今天,我在母亲的抖音中看到了父亲。美颜之下,也难遮挡那一条条水沟似的皱纹,老花镜中的眸子也早已不再炯炯,那华发竟又增添了许多,他是那样的老态尽显。
这些年,我一直忙于工作,父亲也常年在外,父子俩相处的时间是那样的短暂。看着父亲,我突然发现,已经很久很久没有坐下来和他一起说说话,看看他的容颜了。
看着父亲端坐在椅子上发呆,我竟悲从中来。
在我印象中,父亲就是传说中的“超人”。儿时,家里农活干不完,他就起早贪黑;家里没钱了,他就四处承包农村水田蓄水工作;我被欺负了,他总是第一个站出来为我主持公道……以至今日,我都不知道父亲是从何时开始变老的。是我告诉他智能手机没有按钮的时候,还是我用手机扫一扫就能买东西的时候呢,抑或是凡事便询问我的意见的时候呢?我说不清了。
那一年,父亲外出务工收入可观,便决定硬化地坝。就在施工那天由于水泥未能按时送达,加之那时还没有普及电话,父亲就带着我到十几公里以外的乡镇询问情况。原本1个小时的路程,父亲背着我只用了半个小时。那时我乐于和大人赶场,因为那样就能吃上两个小包子,或是一包名为“米思琪”的小吃。那次父亲急于水泥的事,忘却了我的心思。以至于我很长一段时间埋怨父亲,说和他同路连口水都喝不上。我也不知是从何时起,后来每逢我和父亲上街,父亲总要问我吃不吃这、吃不吃那,也总引得我对他一阵笑话,“我又不是细娃儿,吃那干啥子?”
父亲在我的印象中走路很快,或许就是那次留下的印象。今年初,我和父亲回老家,因我回去的次数少,加之父亲常说近几年,老家变化大,到处是柏油马路、家家户户都住水泥平房,茶产业园、雪竹产业园挣钱得很。我便提议从乡镇到老家那一段路步行,沿途看看家乡变化,父亲欣然同意。我一路像看新鲜似的,时而感慨柏油马路宽,时而感慨家乡变化大,时而感慨政策好。竟忘记身旁还有父亲,几次回头父亲都在我后面追赶我,我还笑话他“家里有车了,现在是脚沾地就腿软”。

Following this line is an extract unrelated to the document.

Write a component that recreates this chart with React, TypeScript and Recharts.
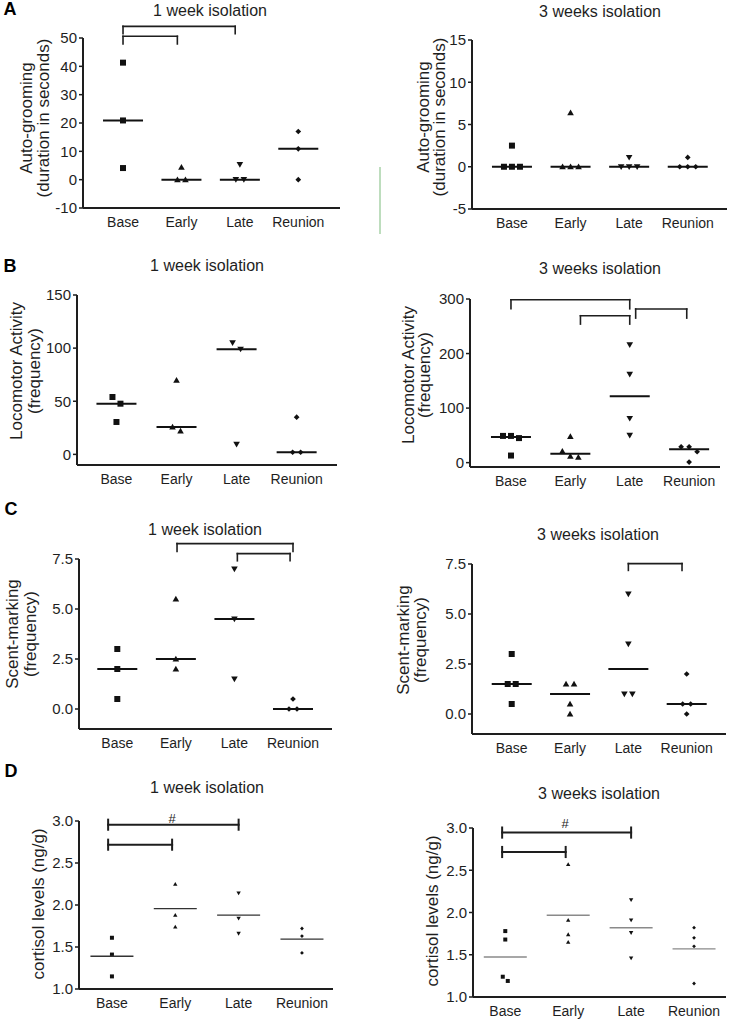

都说“父母在,不远游”,而我们总想离家远一点,去看更大的世界。那一年我去大学报到,父亲和母亲商量着他要送我,我一人远行他们着实不放心。我那时已经19岁了,父亲没多少文化,又不会乘坐地铁,我嫌弃他去了是个累赘,便一再反对,母亲也顺从我意,劝阻父亲。后来我还多次当着父亲面炫耀自己能干,说幸好他没去,不然不是他送我,而是我到处送他。现在回想,自己竟如朱自清说的那般“我那时真是聪明过分”。
后来,大学毕业,父亲一再表示希望我回到本市,我则屡屡说他“土心重”、老古板。后来我在大城市屡屡碰壁,便不得不重新思考父亲的建议。
回来那天,我一再提醒父母东西不多,无需来接。父亲和母亲满口答应。可当我到车站时,他们二老不知已在那冰冷的寒风中站了多久,两双眼睛在人群中四处寻找我的身影。
那时父亲还是一头青丝,双目炯炯有神,老花镜也还不是随身之物。今天忽见父亲竟这般老态,我不由心头一紧,父亲何时有了这么多白发?父亲脸上的皮肤何时变得这么松弛?我竟没有一点记忆。
“谁言寸草心,报得三春晖。”我深知再多的心疼和挂念,都无法弥补我对父亲的亏欠,只愿时间能够慢点,当初他牵着我,今后就让我牵着他吧!